Still, his primary reason for getting the program shut down was to finally get vengeance on the boy. He had heard the experiments had been particularly painful, torturous even. Aiden, however, would not be satisfied until his brother was avenged. That meant the death of this person, even if it did release him from a life of pain.

Aiden hid his impatience well as the guard entered in the codes into a small wrist pad and the door opened. He continued to wait as the guard entered the room to bring out his prey. The guard made a noise of surprise. Irritated, Aiden pushed himself into the room.

The room smelled. It didn’t smell as bad as it should have or could have smelled, even though it had two occupants that had occupied it almost nonstop for two years. The walls and ceiling were covered with an antibacterial layer. The room was seemingly designed to be self sufficient and self-cleaning.

The lamps emitted a kind of UV flash that helps sterilize the room. The toilet regularly cleaned itself and air was continually being filtered in and out of the room.  Still, it would seem that the occupants had also made an effort to keep things clean within the room, whether from boredom or a since of cleanliness that didn’t die with imprisonment.

Even with these modifications, years of stink left from people confined like animals layered the place. Unfortunately, the smell was all that was left in the place. The occupants were gone, and by the confused look of the guard, this was not expected.

“Where are they?” Aiden asked, his voice struggling to stay under control.

Before the man could answer, he struck him across the face. He never was particularly good at controlling his anger. However, the effect of his calm voice yet aggressive actions seemed to be a trigger for all of the other men nearby, who quickly bowed their heads and began searching.

Two guards took off in opposite directions down the halls in a desperate attempt to locate the missing occupants. Another guard began looking through the terminal. He moved up next to the guard on the terminal, who quickly became aware of his presence and was visibly unnerved by it.

The guard he had struck finally rose to his feet; he made a dazed bow to Aiden before moving from the room and leaving down the hall after one of the other guards.

“Sir, the last person to open this door was Phineas Faraday, the man in charge here. He never used his own code to open this door, one of us always fe…”The guard stopped speaking when Aiden held up his hand.

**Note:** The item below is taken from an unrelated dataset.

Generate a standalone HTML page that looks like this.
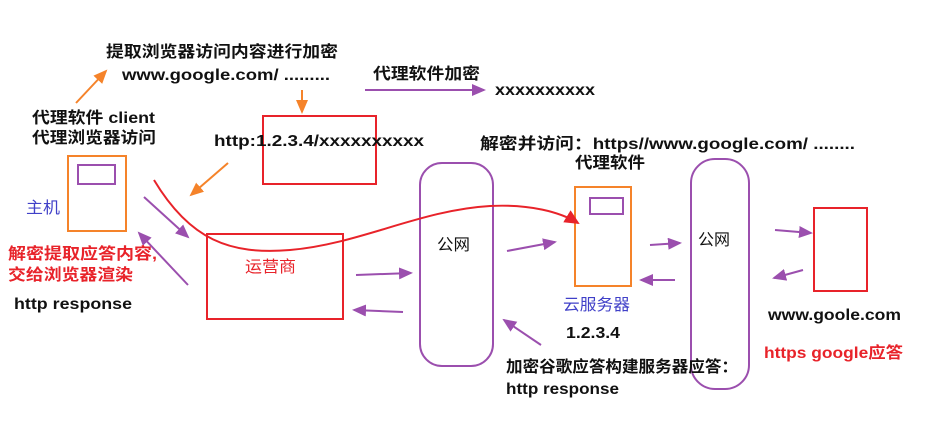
<!DOCTYPE html>
<html><head><meta charset="utf-8"><style>
body{margin:0;background:#fff;}
svg text{font-family:"Liberation Sans","Noto Sans CJK SC",sans-serif;font-weight:bold;font-size:16px;fill:#111;}
</style></head><body>
<svg width="943" height="426" viewBox="0 0 943 426" xmlns="http://www.w3.org/2000/svg">
<defs>
<marker id="pa" markerWidth="16" markerHeight="16" refX="12" refY="6" orient="auto" markerUnits="userSpaceOnUse"><path d="M0,0 L14,6 L0,12 z" fill="#9b4fae"/></marker>
<marker id="oa" markerWidth="16" markerHeight="16" refX="12" refY="6" orient="auto" markerUnits="userSpaceOnUse"><path d="M0,0 L14,6 L0,12 z" fill="#f5832a"/></marker>
<marker id="ra" markerWidth="18" markerHeight="18" refX="13" refY="7" orient="auto" markerUnits="userSpaceOnUse"><path d="M0,0 L15,7 L0,14 z" fill="#e8232a"/></marker>
</defs>
<g fill="none">
<rect x="68" y="156" width="58" height="75" stroke="#f5832a" stroke-width="2"/>
<rect x="78" y="165" width="37" height="19" stroke="#9b4fae" stroke-width="2"/>
<rect x="207" y="234" width="136" height="85" stroke="#e8232a" stroke-width="2"/>
<rect x="263" y="116" width="113" height="68" stroke="#e8232a" stroke-width="2"/>
<rect x="420" y="163" width="73" height="203" rx="22" stroke="#9b4fae" stroke-width="2"/>
<rect x="575" y="187" width="56" height="99" stroke="#f5832a" stroke-width="2"/>
<rect x="590" y="198" width="33" height="16" stroke="#9b4fae" stroke-width="2"/>
<rect x="691" y="159" width="58" height="230" rx="24" stroke="#9b4fae" stroke-width="2"/>
<rect x="814" y="208" width="53" height="83" stroke="#e8232a" stroke-width="2"/>
<g stroke="#9b4fae" stroke-width="2" marker-end="url(#pa)">
<line x1="144" y1="197" x2="188" y2="237"/>
<line x1="188" y1="285" x2="139" y2="233"/>
<line x1="356" y1="275" x2="411" y2="273"/>
<line x1="403" y1="312" x2="354" y2="310"/>
<line x1="507" y1="251" x2="555" y2="242"/>
<line x1="650" y1="245" x2="680" y2="243"/>
<line x1="675" y1="280" x2="641" y2="280"/>
<line x1="775" y1="230" x2="811" y2="233"/>
<line x1="803" y1="270" x2="774" y2="278"/>
<line x1="541" y1="345" x2="504" y2="320"/>
<line x1="365" y1="90" x2="484" y2="90"/>
</g>
<g stroke="#f5832a" stroke-width="2" marker-end="url(#oa)">
<line x1="76" y1="103" x2="106" y2="71"/>
<line x1="302" y1="90" x2="302" y2="112"/>
<line x1="228" y1="163" x2="191" y2="195"/>
</g>
<path d="M154,180 C190,240 230,255 290,250 C360,244 420,210 490,206 C530,204 560,212 578,223" stroke="#e8232a" stroke-width="2" marker-end="url(#ra)"/>
</g>
<text x="106" y="57" textLength="232" lengthAdjust="spacingAndGlyphs">提取浏览器访问内容进行加密</text>
<text x="122" y="80" textLength="208" lengthAdjust="spacingAndGlyphs">www.google.com/ .........</text>
<text x="373" y="79" textLength="107" lengthAdjust="spacingAndGlyphs">代理软件加密</text>
<text x="495" y="95" textLength="100" lengthAdjust="spacingAndGlyphs">xxxxxxxxxx</text>
<text x="32" y="123" textLength="123" lengthAdjust="spacingAndGlyphs">代理软件 client</text>
<text x="32" y="143" textLength="124" lengthAdjust="spacingAndGlyphs">代理浏览器访问</text>
<text x="214" y="146" textLength="210" lengthAdjust="spacingAndGlyphs">http:1.2.3.4/xxxxxxxxxx</text>
<text x="480" y="149" textLength="375" lengthAdjust="spacingAndGlyphs">解密并访问：https//www.google.com/ ........</text>
<text x="575" y="168" textLength="70" lengthAdjust="spacingAndGlyphs">代理软件</text>
<text x="26" y="213" style="fill:#4040c8;font-weight:normal" textLength="34" lengthAdjust="spacingAndGlyphs">主机</text>
<text x="8" y="259" style="fill:#e8232a" textLength="149" lengthAdjust="spacingAndGlyphs">解密提取应答内容,</text>
<text x="8" y="280" style="fill:#e8232a" textLength="125" lengthAdjust="spacingAndGlyphs">交给浏览器渲染</text>
<text x="14" y="309" textLength="118" lengthAdjust="spacingAndGlyphs">http response</text>
<text x="245" y="272" style="fill:#e8232a;font-weight:normal" textLength="51" lengthAdjust="spacingAndGlyphs">运营商</text>
<text x="437" y="250" style="font-weight:normal" textLength="33" lengthAdjust="spacingAndGlyphs">公网</text>
<text x="698" y="245" style="font-weight:normal" textLength="32" lengthAdjust="spacingAndGlyphs">公网</text>
<text x="563" y="310" style="fill:#4040c8;font-weight:normal" textLength="67" lengthAdjust="spacingAndGlyphs">云服务器</text>
<text x="566" y="338" textLength="54" lengthAdjust="spacingAndGlyphs">1.2.3.4</text>
<text x="768" y="320" textLength="133" lengthAdjust="spacingAndGlyphs">www.goole.com</text>
<text x="764" y="358" style="fill:#e8232a" textLength="139" lengthAdjust="spacingAndGlyphs">https google应答</text>
<text x="506" y="372" textLength="232" lengthAdjust="spacingAndGlyphs">加密谷歌应答构建服务器应答：</text>
<text x="506" y="394" textLength="113" lengthAdjust="spacingAndGlyphs">http response</text>
</svg>
</body></html>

“Where is this Phineas Faraday,” Aiden asked calmly.

“Reassignment sir, he left last night, there is no way he could have used his code, it had to be stolen or…”  the guards voice trailed off at the dark look Aiden gave him.

“Where was he reassigned,” Aiden continued to question.

“Classified sir, Level 10, only the Lord Regent could give permission to access…” Aiden had to hold up his hand again to stop the man from stumbling over his own words.

It all came back to the Lord Regent again. Why was his father protecting this murderer? Did he not care about his own son’s death? What were his motives?  He cared little about this Phineas Faraday whether he was involved or not, but where would his father put the boy.

Two years of work and he finally found him, and like that, his father snatched the man out of his fingers again. He didn’t know what his father’s game was, but he would one day claim his vengeance.

The guard was terrified down on the ground next to him. He hadn’t realized he had lashed out, his fist slamming into the computer monitor just in front of where the guards head had been. The glass terminal had cracked, the display now only showing a black and white distorted image around the spiderlike cracks that crossed the monitor. His temper, he needed to be better at controlling his temper.

He glanced down at the trembling guard, his eyes intense, “Get up, get the other guards together, and burn this place to the ground.  By day break, I want nothing left of this facility or anything in it but ash and stone.”

The guard stood up and left to follow the orders, acting slightly braver now that he had a specific task to carry about. Aiden stood and contemplated what games his father was up and where he would need to look next to hunt down the boy who murdered his brother.